Only the lines from the start of the data through the line containing "const redLower: [number, number][]" should be written out, exactly as they are, with both ends included and the pictures left out.
═════ GIVEN MATERIAL
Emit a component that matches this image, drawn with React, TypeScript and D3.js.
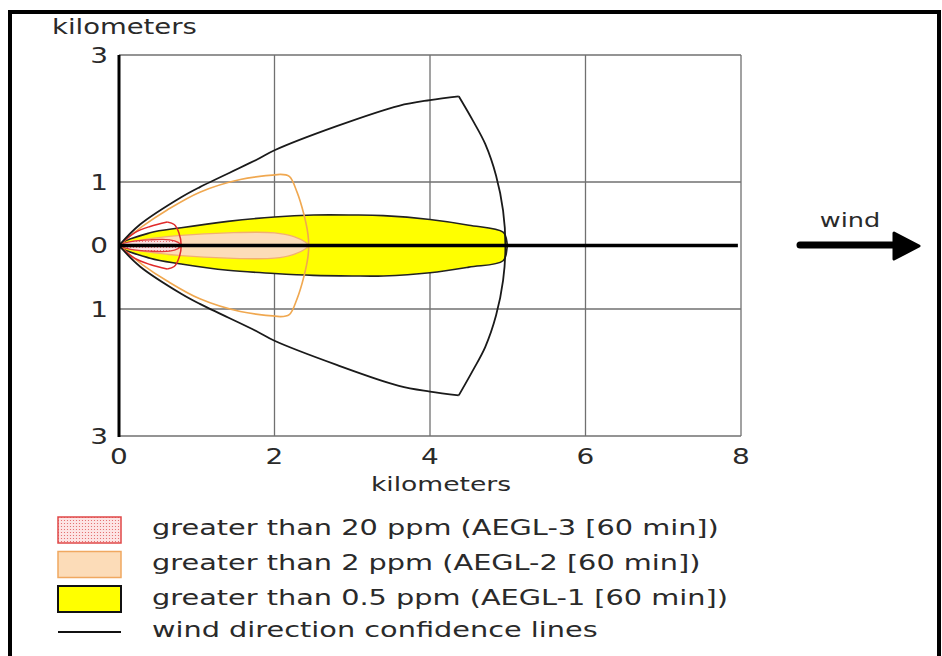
import React from "react";
import * as d3 from "d3";

// grid ticks (km)
const xTicks = [0, 2, 4, 6, 8];
const yTicks = [3, 1, 0, -1, -3];
const yTickLabels = ["3", "1", "0", "1", "3"];

// wind direction confidence lines: two rays and the closing arc (km)
const confUpper: [number, number][] = [[0, 0], [0.27, 0.33], [0.8, 0.76], [1.04, 0.92], [1.77, 1.35], [2, 1.5], [2.8, 1.88], [3.6, 2.2], [4, 2.29], [4.37, 2.35]];
const confArc: [number, number][] = [[4.37, 2.35], [4.55, 1.97], [4.71, 1.6], [4.85, 1.1], [4.94, 0.55], [4.97, 0], [4.94, -0.55], [4.85, -1.1], [4.71, -1.6], [4.55, -1.97], [4.37, -2.36]];
const confLower: [number, number][] = [[0, 0], [0.27, -0.33], [0.8, -0.76], [1.04, -0.92], [1.77, -1.35], [2, -1.5], [2.8, -1.88], [3.6, -2.21], [4, -2.3], [4.37, -2.36]];

// AEGL-2 confidence boundary
const orangeUpper: [number, number][] = [[0, 0], [0.3, 0.3], [0.62, 0.56], [1.04, 0.84], [1.56, 1.04], [2.07, 1.12]];
const orangeArc: [number, number][] = [[2.07, 1.12], [2.19, 1.09], [2.29, 0.84], [2.38, 0.48], [2.43, 0.18], [2.44, 0], [2.43, -0.18], [2.38, -0.48], [2.29, -0.84], [2.19, -1.09], [2.07, -1.12]];
const orangeLower: [number, number][] = [[0, 0], [0.3, -0.3], [0.62, -0.56], [1.04, -0.84], [1.56, -1.04], [2.07, -1.12]];

// AEGL-3 confidence boundary
const redUpper: [number, number][] = [[0, 0], [0.2, 0.2], [0.4, 0.3], [0.62, 0.37]];
const redArc: [number, number][] = [[0.62, 0.37], [0.71, 0.33], [0.77, 0.2], [0.8, 0], [0.77, -0.2], [0.71, -0.33], [0.62, -0.37]];
const redLower: [number, number][] = [[0, 0], [0.2, -0.2], [0.4, -0.3], [0.62, -0.37]];

// plume footprints (closed outlines)
const yellowPlume: [number, number][] = [
  [0, 0], [0.4, 0.2], [0.8, 0.28], [1.4, 0.38], [2, 0.45], [2.5, 0.48], [3, 0.48], [3.4, 0.47], [4, 0.41], [4.5, 0.32], [4.94, 0.21], [4.99, 0.05],
  [4.99, -0.05], [4.94, -0.24], [4.5, -0.34], [4, -0.43], [3.4, -0.48], [3, -0.48], [2.5, -0.47], [2, -0.44], [1.4, -0.39], [0.8, -0.29], [0.4, -0.2],
];
const peachPlume: [number, number][] = [
  [0, 0], [0.3, 0.09], [0.8, 0.16], [1.4, 0.2], [2, 0.2], [2.25, 0.14], [2.4, 0.05], [2.44, 0],
  [2.4, -0.05], [2.25, -0.14], [2, -0.2], [1.4, -0.2], [0.8, -0.16], [0.3, -0.09],
];
const redPlume: [number, number][] = [
  [0, 0], [0.15, 0.06], [0.4, 0.09], [0.65, 0.09], [0.76, 0.05], [0.8, 0],
  [0.76, -0.05], [0.65, -0.09], [0.4, -0.09], [0.15, -0.06],
];

const legendLabels = [
  "greater than 20 ppm (AEGL-3 [60 min])",
  "greater than 2 ppm (AEGL-2 [60 min])",
  "greater than 0.5 ppm (AEGL-1 [60 min])",
  "wind direction confidence lines",
];

const W = 942;
const H = 656;
const FONT = "'DejaVu Sans', Verdana, sans-serif";
const SX = 1.33;

export default function App() {
  const x = d3.scaleLinear().domain([0, 8]).range([119, 741]);
  const y = d3.scaleLinear().domain([-3, 3]).range([436, 55]);

  const open = d3.line<[number, number]>().x(d => x(d[0])).y(d => y(d[1])).curve(d3.curveCatmullRom);
  const closed = d3.line<[number, number]>().x(d => x(d[0])).y(d => y(d[1])).curve(d3.curveCatmullRomClosed);

  const txt = (s: string, tx: number, ty: number, anchor: string, size = 21, sx = SX) => (
    <text
      transform={`translate(${tx},${ty}) scale(${sx},1)`}
      textAnchor={anchor}
      fontFamily={FONT}
      fontSize={size}
      fill="#2a2a2a"
    >
      {s}
    </text>
  );

  const legY = [517, 551.5, 586, 632];
  const legBase = [535, 570, 605, 637];

  return (
    <svg width={W} height={H} style={{ position: "absolute", left: 0, top: 0, background: "#fff" }}>
      <defs>
        <pattern id="dots" width="3" height="3" patternUnits="userSpaceOnUse">
          <rect width="3" height="3" fill="#fde4e4" />
          <circle cx="1.5" cy="1.5" r="0.6" fill="#e06060" />
        </pattern>
      </defs>

      {/* frame */}
      <path d={`M10,${H} V12 H939 V${H}`} fill="none" stroke="#000" strokeWidth={4} />

      {/* grid */}
      <g stroke="#707070" strokeWidth={1.3}>
        {xTicks.slice(1).map(t => (
          <line key={"gx" + t} x1={x(t)} x2={x(t)} y1={y(3)} y2={y(-3)} />
        ))}
        {yTicks.filter(t => t !== 0).map(t => (
          <line key={"gy" + t} x1={x(0)} x2={x(8)} y1={y(t)} y2={y(t)} />
        ))}
      </g>

      {/* plumes */}
      <path d={closed(yellowPlume) || ""} fill="#ffff00" stroke="#222" strokeWidth={1.6} />
      <path d={closed(peachPlume) || ""} fill="#fcdcb8" stroke="#f2b070" strokeWidth={1.3} />
      <path d={closed(redPlume) || ""} fill="url(#dots)" stroke="#e23a3a" strokeWidth={1.3} />

      {/* confidence lines */}
      <g fill="none">
        {[orangeUpper, orangeArc, orangeLower].map((p, i) => (
          <path key={"o" + i} d={open(p) || ""} stroke="#f0a850" strokeWidth={1.6} />
        ))}
        {[redUpper, redArc, redLower].map((p, i) => (
          <path key={"r" + i} d={open(p) || ""} stroke="#e02a2a" strokeWidth={1.5} />
        ))}
        {[confUpper, confArc, confLower].map((p, i) => (
          <path key={"c" + i} d={open(p) || ""} stroke="#1a1a1a" strokeWidth={1.8} />
        ))}
      </g>

      {/* centre line and axis */}
      <line x1={x(0)} x2={x(7.96)} y1={y(0)} y2={y(0)} stroke="#000" strokeWidth={3.5} />
      <line x1={x(0)} x2={x(0)} y1={y(3)} y2={y(-3) + 1} stroke="#000" strokeWidth={3} />

      {/* tick labels */}
      {yTicks.map((t, i) => (
        <g key={"yl" + i}>{txt(yTickLabels[i], 108, y(t) + (t === -3 ? 8 : 7.5), "end")}</g>
      ))}
      {xTicks.map(t => (
        <g key={"xl" + t}>{txt(String(t), x(t), 464, "middle")}</g>
      ))}
      {txt("kilometers", 52, 34, "start", 20.5, 1.34)}
      {txt("kilometers", 441, 491, "middle", 20, 1.33)}

      {/* wind arrow */}
      {txt("wind", 850, 227, "middle", 20, 1.28)}
      <line x1={800} x2={900} y1={245} y2={245} stroke="#000" strokeWidth={7} strokeLinecap="round" />
      <path d="M894,233 L919,246 L894,259 Z" fill="#000" stroke="#000" strokeWidth={3} strokeLinejoin="round" />

      {/* legend */}
      <rect x={58} y={legY[0]} width={63} height={26} fill="url(#dots)" stroke="#e04848" strokeWidth={1.5} />
      <rect x={58} y={legY[1]} width={63} height={26} fill="#fcdcb8" stroke="#f0a860" strokeWidth={1.5} />
      <rect x={58} y={legY[2]} width={63} height={26} fill="#ffff00" stroke="#111" strokeWidth={2} />
      <line x1={58} x2={121} y1={legY[3]} y2={legY[3]} stroke="#111" strokeWidth={2} />
      {legendLabels.map((s, i) => (
        <g key={"lg" + i}>{txt(s, 152, legBase[i], "start", 21, 1.37)}</g>
      ))}
    </svg>
  );
}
══════════
### TASK RESPONSE
Emit a component that matches this image, drawn with React, TypeScript and D3.js.
import React from "react";
import * as d3 from "d3";

// grid ticks (km)
const xTicks = [0, 2, 4, 6, 8];
const yTicks = [3, 1, 0, -1, -3];
const yTickLabels = ["3", "1", "0", "1", "3"];

// wind direction confidence lines: two rays and the closing arc (km)
const confUpper: [number, number][] = [[0, 0], [0.27, 0.33], [0.8, 0.76], [1.04, 0.92], [1.77, 1.35], [2, 1.5], [2.8, 1.88], [3.6, 2.2], [4, 2.29], [4.37, 2.35]];
const confArc: [number, number][] = [[4.37, 2.35], [4.55, 1.97], [4.71, 1.6], [4.85, 1.1], [4.94, 0.55], [4.97, 0], [4.94, -0.55], [4.85, -1.1], [4.71, -1.6], [4.55, -1.97], [4.37, -2.36]];
const confLower: [number, number][] = [[0, 0], [0.27, -0.33], [0.8, -0.76], [1.04, -0.92], [1.77, -1.35], [2, -1.5], [2.8, -1.88], [3.6, -2.21], [4, -2.3], [4.37, -2.36]];

// AEGL-2 confidence boundary
const orangeUpper: [number, number][] = [[0, 0], [0.3, 0.3], [0.62, 0.56], [1.04, 0.84], [1.56, 1.04], [2.07, 1.12]];
const orangeArc: [number, number][] = [[2.07, 1.12], [2.19, 1.09], [2.29, 0.84], [2.38, 0.48], [2.43, 0.18], [2.44, 0], [2.43, -0.18], [2.38, -0.48], [2.29, -0.84], [2.19, -1.09], [2.07, -1.12]];
const orangeLower: [number, number][] = [[0, 0], [0.3, -0.3], [0.62, -0.56], [1.04, -0.84], [1.56, -1.04], [2.07, -1.12]];

// AEGL-3 confidence boundary
const redUpper: [number, number][] = [[0, 0], [0.2, 0.2], [0.4, 0.3], [0.62, 0.37]];
const redArc: [number, number][] = [[0.62, 0.37], [0.71, 0.33], [0.77, 0.2], [0.8, 0], [0.77, -0.2], [0.71, -0.33], [0.62, -0.37]];
const redLower: [number, number][] = [[0, 0], [0.2, -0.2], [0.4, -0.3], [0.62, -0.37]];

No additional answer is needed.